I found a strange issue,if i run my client on windows server,it will always prompt timeout exceptions;if i run on the linux server,it performs better and does not need to modify the connectTimeout and kvTimeout.

#9

when i use the command :service couchbase-server stop,it will go first to flush the in-memory`s data into disk,right?

#10

@hubo3085632 it is going slowly with ReplicateTo.ONE after failover because once you hit failover, for those partitions there is no replica available (given that you only have one replica specified on the bucket).
You need to run a rebalance to create the replicas again or use more replicas in the first place so a failover will still have replicas available. The original insert will succeed anyways, but we are not able to fulfil the persistence constraint properly (which you are asking for through ReplicateTo.ONE).

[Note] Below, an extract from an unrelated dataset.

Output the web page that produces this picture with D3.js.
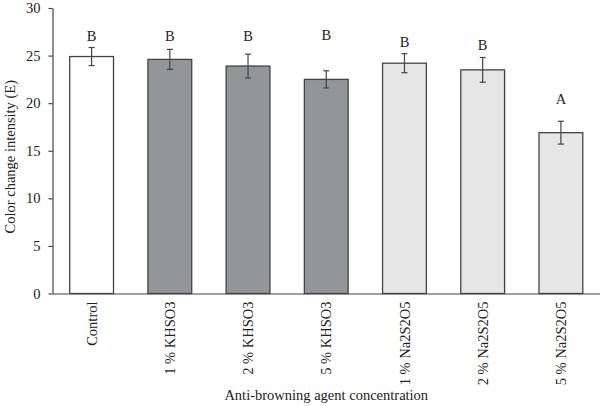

Also, disk persistence and replication is asynchronous, the service will be stopped. Make sure to use PersistTo.MASTER if you want to be sure data gets written (you can be sure when you get a success back).

#11

i set the bucket to 2 replica and insert(ReplicateTo.ONE) ,after failover it still slowly and timeout.
exception is that::
java.lang.RuntimeException: java.util.concurrent.TimeoutException
at com.couchbase.client.java.util.Blocking.blockForSingle(Blocking.java:93)
at com.couchbase.client.java.CouchbaseBucket.insert(CouchbaseBucket.java:258)
at com.couchbase.client.java.CouchbaseBucket.insert(CouchbaseBucket.java:253)
at a.insertdata(a.java:262)
at a.main(a.java:75)
Caused by: java.util.concurrent.TimeoutException

#12

@hubo3085632

Do you think it’s possible that you share:

  • Code to reproduce
  • Your cluster setup
  • The steps to reproduce
  • Your expectations?

So we can try to reproduce your issue as closely as possible.

#13

I want to ask a question:

when I deal with the node failure excpetion in coding, I use .toBlock() to retrive the data without timeout, but how can i catch the excpetion to retry the CRUD operation.